_WORK REQUIRED_: Below this line are records; write out exactly the lines from the one containing "Output the web" through the one containing "-1.66, -2.60, -3.30];", with the pictures left out.

━━━━━ DATA RECORDS ━━━━━

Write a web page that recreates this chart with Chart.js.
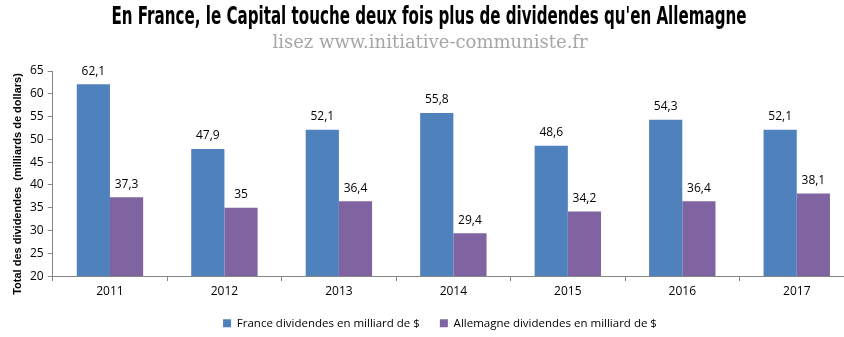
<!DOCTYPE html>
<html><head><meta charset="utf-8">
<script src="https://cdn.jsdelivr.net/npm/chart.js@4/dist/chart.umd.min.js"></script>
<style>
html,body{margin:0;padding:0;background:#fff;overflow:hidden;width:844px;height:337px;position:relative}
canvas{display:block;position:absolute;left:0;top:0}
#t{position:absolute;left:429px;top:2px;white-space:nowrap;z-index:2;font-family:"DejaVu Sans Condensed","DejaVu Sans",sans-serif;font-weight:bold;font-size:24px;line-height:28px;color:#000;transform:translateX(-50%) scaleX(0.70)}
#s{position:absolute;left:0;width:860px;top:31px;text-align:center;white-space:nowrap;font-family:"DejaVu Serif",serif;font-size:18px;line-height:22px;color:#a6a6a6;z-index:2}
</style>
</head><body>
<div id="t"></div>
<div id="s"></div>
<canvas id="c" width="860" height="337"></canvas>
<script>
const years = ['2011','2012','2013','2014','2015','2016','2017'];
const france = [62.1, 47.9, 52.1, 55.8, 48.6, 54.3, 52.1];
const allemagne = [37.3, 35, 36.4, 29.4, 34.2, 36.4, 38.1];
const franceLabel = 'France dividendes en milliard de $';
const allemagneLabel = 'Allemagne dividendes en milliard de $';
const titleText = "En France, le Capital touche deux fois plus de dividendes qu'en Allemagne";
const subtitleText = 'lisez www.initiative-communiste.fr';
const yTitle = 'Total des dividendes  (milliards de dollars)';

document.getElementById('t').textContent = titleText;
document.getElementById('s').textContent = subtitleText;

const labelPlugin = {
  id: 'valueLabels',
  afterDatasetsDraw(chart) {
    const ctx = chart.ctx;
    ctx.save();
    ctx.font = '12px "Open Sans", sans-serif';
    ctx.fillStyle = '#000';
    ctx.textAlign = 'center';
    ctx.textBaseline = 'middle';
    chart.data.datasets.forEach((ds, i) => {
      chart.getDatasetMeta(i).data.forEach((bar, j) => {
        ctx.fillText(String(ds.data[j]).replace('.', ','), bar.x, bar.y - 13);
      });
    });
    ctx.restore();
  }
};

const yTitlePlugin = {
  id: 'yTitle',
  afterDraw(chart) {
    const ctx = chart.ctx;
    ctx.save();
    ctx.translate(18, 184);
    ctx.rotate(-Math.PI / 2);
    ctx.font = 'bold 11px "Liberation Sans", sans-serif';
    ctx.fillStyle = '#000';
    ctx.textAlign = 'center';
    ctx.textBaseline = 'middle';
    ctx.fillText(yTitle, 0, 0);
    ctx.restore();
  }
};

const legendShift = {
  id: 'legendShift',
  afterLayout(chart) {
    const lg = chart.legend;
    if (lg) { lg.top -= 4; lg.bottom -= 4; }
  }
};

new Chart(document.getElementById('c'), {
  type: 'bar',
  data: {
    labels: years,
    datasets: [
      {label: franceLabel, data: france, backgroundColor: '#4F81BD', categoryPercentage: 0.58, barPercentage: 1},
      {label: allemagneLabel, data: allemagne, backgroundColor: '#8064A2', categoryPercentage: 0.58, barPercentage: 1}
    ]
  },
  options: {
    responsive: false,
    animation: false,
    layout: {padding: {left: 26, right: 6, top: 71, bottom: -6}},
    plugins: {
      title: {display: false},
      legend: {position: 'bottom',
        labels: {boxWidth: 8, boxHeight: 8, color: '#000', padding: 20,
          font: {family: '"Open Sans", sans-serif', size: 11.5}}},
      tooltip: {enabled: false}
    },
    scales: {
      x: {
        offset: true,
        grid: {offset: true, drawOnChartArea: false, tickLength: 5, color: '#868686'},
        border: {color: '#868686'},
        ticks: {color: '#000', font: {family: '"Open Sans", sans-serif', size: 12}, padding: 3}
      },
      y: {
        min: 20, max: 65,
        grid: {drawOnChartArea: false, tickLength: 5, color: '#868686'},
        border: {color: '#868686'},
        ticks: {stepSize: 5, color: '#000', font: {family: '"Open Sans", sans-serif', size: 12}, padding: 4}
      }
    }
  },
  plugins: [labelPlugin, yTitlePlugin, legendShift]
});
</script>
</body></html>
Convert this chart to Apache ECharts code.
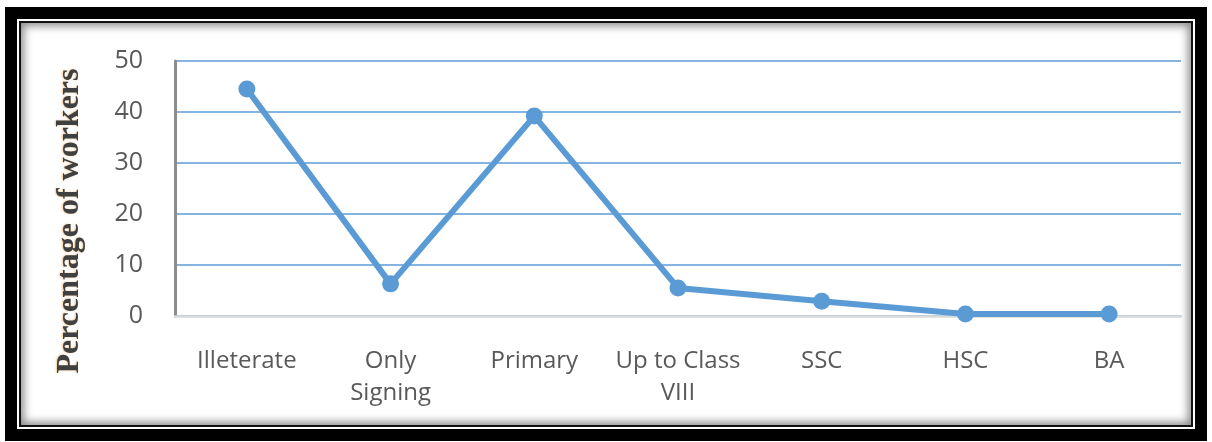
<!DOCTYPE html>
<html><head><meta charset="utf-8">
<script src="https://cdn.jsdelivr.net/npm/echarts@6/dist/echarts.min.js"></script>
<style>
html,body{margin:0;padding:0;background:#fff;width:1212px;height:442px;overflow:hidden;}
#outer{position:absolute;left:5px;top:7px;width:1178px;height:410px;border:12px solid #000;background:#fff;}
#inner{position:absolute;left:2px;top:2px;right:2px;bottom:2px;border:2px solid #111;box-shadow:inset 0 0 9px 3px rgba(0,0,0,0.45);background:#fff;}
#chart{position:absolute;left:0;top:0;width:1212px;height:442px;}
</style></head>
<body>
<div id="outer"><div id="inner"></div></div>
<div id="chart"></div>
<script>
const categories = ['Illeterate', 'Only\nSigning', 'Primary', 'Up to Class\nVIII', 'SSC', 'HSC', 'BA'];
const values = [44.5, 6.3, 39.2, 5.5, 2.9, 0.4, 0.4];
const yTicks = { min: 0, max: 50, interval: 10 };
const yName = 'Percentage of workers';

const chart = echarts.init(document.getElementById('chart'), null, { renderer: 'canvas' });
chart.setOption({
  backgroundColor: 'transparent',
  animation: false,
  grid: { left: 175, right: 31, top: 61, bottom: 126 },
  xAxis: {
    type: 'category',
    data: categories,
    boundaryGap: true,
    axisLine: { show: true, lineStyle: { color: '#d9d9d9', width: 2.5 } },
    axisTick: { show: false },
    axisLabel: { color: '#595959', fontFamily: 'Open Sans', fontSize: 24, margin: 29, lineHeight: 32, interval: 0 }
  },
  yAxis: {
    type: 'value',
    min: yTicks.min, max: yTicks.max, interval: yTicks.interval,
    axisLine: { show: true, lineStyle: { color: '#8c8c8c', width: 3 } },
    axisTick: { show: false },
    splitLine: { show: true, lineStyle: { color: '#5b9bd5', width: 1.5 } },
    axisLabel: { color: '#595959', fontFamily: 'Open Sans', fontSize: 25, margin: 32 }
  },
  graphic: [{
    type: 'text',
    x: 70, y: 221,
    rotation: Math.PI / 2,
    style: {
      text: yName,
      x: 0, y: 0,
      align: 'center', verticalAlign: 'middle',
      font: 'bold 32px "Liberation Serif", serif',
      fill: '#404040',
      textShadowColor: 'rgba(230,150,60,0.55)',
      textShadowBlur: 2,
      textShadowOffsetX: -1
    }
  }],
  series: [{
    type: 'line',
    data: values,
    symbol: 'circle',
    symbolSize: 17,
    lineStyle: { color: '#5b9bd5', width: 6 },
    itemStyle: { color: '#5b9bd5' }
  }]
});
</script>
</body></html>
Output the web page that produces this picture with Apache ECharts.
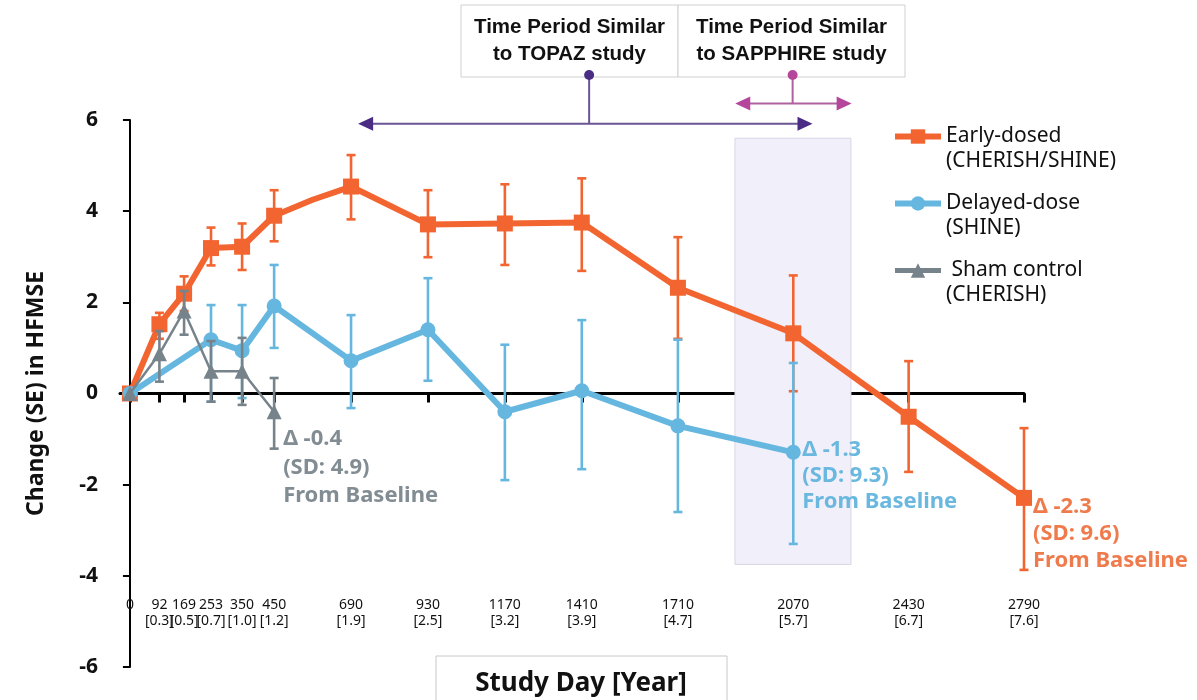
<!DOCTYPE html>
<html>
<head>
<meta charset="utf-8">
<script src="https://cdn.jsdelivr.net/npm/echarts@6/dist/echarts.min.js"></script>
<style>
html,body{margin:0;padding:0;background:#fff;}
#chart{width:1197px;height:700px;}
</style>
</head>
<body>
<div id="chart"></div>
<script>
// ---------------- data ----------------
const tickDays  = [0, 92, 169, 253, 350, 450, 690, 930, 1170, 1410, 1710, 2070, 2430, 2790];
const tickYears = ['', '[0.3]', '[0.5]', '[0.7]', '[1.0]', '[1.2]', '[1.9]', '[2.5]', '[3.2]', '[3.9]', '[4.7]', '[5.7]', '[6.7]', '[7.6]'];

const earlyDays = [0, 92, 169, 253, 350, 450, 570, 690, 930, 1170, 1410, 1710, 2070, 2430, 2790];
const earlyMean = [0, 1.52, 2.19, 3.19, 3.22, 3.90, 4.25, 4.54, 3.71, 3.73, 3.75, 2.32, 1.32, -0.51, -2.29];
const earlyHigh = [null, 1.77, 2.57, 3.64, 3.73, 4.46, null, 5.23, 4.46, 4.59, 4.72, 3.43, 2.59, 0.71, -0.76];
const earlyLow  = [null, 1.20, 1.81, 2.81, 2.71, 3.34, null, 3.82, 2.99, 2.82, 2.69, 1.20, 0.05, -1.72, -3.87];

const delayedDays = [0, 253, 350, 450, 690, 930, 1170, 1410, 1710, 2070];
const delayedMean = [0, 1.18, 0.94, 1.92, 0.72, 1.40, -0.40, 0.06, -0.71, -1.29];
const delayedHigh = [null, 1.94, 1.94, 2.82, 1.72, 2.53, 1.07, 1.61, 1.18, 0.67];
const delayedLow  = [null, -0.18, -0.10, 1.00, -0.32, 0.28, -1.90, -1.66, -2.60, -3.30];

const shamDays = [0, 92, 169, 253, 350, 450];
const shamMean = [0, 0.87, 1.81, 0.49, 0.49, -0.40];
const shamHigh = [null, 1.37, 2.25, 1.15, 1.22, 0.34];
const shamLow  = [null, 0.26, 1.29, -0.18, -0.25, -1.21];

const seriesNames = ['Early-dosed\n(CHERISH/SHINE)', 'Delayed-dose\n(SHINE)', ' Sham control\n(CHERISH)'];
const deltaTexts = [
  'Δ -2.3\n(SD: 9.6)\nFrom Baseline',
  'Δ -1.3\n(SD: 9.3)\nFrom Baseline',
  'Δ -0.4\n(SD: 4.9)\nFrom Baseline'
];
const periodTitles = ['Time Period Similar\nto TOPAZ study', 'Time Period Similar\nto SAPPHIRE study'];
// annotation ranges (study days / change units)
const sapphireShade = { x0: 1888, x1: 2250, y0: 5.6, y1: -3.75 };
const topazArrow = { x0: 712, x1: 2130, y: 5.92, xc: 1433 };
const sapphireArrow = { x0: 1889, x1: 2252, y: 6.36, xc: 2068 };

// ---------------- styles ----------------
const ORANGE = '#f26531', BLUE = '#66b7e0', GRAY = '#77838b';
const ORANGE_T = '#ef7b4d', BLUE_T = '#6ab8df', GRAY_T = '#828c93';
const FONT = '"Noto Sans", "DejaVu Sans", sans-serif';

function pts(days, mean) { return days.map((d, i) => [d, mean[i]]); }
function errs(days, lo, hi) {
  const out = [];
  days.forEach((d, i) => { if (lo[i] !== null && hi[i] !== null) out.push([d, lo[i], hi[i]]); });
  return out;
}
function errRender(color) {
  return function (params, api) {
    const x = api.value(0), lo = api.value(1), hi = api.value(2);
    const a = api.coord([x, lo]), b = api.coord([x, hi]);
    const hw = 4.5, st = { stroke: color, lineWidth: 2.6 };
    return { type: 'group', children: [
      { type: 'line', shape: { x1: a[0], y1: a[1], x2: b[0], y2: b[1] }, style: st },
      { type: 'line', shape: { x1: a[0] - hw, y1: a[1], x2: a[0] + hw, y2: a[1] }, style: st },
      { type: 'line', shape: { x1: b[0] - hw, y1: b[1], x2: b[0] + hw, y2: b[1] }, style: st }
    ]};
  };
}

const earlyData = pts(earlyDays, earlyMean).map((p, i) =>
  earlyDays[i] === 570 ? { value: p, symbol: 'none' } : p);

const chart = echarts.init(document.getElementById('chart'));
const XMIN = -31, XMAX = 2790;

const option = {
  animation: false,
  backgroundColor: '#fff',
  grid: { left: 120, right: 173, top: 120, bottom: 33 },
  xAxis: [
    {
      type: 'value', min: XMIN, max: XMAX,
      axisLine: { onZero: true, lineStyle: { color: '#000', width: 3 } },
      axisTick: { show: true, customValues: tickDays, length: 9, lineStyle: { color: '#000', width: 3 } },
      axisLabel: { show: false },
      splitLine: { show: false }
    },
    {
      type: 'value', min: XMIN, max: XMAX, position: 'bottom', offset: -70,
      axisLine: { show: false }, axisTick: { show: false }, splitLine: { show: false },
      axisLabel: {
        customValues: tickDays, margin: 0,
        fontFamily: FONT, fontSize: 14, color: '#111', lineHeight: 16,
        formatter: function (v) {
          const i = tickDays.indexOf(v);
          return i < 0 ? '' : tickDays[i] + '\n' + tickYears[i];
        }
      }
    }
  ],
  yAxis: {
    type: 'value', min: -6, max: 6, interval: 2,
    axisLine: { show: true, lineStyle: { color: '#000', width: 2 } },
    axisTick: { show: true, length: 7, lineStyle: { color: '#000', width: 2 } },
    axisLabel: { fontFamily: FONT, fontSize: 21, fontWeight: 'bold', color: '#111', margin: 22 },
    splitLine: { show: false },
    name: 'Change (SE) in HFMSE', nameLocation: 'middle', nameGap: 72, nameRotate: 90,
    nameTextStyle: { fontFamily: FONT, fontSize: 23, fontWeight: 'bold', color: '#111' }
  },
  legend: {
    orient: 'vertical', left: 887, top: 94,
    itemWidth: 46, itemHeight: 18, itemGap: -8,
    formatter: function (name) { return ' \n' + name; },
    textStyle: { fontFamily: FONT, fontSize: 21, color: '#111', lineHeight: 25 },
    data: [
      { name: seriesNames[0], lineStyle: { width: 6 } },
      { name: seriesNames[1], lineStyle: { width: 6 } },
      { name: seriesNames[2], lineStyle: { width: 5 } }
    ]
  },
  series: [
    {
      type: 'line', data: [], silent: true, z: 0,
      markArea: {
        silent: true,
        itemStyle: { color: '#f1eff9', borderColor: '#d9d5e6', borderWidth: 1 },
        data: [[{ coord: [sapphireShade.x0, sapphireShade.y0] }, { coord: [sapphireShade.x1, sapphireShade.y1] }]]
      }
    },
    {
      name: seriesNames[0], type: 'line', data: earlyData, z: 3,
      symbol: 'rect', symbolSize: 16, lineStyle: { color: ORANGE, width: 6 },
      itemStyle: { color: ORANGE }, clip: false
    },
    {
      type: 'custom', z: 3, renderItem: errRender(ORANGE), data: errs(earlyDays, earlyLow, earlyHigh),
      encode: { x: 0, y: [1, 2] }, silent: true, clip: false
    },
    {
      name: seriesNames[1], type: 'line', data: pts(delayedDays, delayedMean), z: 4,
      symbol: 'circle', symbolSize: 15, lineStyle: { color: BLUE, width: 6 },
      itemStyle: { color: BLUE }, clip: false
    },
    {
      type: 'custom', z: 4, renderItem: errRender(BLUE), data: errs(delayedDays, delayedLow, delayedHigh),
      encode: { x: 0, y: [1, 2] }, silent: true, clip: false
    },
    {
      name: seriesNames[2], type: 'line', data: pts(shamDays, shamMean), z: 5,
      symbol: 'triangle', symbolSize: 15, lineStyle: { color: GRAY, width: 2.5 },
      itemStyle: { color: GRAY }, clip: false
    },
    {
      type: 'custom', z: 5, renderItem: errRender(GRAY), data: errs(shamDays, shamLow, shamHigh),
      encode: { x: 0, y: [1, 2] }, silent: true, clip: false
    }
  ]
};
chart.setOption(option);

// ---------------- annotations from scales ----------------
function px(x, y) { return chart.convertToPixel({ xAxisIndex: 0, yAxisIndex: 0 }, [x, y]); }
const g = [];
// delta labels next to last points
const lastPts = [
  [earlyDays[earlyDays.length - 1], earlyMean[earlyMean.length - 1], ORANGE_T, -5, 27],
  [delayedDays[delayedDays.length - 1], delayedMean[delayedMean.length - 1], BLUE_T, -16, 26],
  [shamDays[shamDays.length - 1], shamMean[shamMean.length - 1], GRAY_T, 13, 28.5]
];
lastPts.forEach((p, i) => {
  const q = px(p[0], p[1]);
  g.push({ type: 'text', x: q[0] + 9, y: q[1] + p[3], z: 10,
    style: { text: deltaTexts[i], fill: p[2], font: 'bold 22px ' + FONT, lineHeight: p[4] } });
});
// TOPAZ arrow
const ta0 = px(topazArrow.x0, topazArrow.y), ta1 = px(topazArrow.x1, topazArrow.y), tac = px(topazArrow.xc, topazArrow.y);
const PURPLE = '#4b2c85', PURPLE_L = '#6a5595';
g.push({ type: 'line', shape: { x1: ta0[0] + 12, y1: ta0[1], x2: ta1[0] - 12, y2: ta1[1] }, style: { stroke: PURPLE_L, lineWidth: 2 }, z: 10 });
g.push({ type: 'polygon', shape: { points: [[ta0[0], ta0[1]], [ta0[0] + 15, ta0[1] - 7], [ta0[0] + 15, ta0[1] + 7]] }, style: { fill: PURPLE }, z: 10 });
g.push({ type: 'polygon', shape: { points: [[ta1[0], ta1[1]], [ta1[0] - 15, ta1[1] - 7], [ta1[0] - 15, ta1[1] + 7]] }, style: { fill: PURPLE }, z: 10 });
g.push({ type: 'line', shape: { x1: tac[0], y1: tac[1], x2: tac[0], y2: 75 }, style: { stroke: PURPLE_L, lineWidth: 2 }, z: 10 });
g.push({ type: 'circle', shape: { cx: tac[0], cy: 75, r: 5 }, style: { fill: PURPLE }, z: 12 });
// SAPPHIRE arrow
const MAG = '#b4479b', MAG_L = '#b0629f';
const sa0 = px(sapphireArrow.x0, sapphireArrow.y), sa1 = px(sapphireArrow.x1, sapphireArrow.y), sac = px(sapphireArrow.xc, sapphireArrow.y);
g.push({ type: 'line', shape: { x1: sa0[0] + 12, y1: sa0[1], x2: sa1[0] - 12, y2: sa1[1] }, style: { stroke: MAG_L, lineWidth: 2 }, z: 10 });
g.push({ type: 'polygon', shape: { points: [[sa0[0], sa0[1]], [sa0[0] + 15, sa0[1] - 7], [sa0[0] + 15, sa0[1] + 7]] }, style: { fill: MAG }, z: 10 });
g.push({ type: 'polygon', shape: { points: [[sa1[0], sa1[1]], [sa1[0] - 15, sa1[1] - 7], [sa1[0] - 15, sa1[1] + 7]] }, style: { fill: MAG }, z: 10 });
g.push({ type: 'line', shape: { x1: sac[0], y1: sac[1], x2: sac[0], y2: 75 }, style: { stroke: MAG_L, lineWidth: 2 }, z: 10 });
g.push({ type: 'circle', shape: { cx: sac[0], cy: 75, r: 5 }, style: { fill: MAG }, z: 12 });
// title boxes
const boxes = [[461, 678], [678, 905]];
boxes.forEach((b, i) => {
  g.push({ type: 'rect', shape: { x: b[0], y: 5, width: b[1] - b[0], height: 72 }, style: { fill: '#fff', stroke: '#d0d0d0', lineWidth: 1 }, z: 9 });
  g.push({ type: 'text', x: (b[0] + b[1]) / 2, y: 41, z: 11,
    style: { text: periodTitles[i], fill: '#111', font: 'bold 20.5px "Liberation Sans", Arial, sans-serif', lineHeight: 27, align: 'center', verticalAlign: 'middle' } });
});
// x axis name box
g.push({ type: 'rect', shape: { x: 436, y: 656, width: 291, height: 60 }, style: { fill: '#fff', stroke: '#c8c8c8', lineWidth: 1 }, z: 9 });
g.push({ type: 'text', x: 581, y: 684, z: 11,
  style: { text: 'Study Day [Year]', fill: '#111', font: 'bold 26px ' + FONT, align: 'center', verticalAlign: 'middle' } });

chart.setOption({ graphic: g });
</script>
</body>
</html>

━━━━━

_RESULT BELOW_:
Output the web page that produces this picture with Apache ECharts.
<!DOCTYPE html>
<html>
<head>
<meta charset="utf-8">
<script src="https://cdn.jsdelivr.net/npm/echarts@6/dist/echarts.min.js"></script>
<style>
html,body{margin:0;padding:0;background:#fff;}
#chart{width:1197px;height:700px;}
</style>
</head>
<body>
<div id="chart"></div>
<script>
// ---------------- data ----------------
const tickDays  = [0, 92, 169, 253, 350, 450, 690, 930, 1170, 1410, 1710, 2070, 2430, 2790];
const tickYears = ['', '[0.3]', '[0.5]', '[0.7]', '[1.0]', '[1.2]', '[1.9]', '[2.5]', '[3.2]', '[3.9]', '[4.7]', '[5.7]', '[6.7]', '[7.6]'];

const earlyDays = [0, 92, 169, 253, 350, 450, 570, 690, 930, 1170, 1410, 1710, 2070, 2430, 2790];
const earlyMean = [0, 1.52, 2.19, 3.19, 3.22, 3.90, 4.25, 4.54, 3.71, 3.73, 3.75, 2.32, 1.32, -0.51, -2.29];
const earlyHigh = [null, 1.77, 2.57, 3.64, 3.73, 4.46, null, 5.23, 4.46, 4.59, 4.72, 3.43, 2.59, 0.71, -0.76];
const earlyLow  = [null, 1.20, 1.81, 2.81, 2.71, 3.34, null, 3.82, 2.99, 2.82, 2.69, 1.20, 0.05, -1.72, -3.87];

const delayedDays = [0, 253, 350, 450, 690, 930, 1170, 1410, 1710, 2070];
const delayedMean = [0, 1.18, 0.94, 1.92, 0.72, 1.40, -0.40, 0.06, -0.71, -1.29];
const delayedHigh = [null, 1.94, 1.94, 2.82, 1.72, 2.53, 1.07, 1.61, 1.18, 0.67];
const delayedLow  = [null, -0.18, -0.10, 1.00, -0.32, 0.28, -1.90, -1.66, -2.60, -3.30];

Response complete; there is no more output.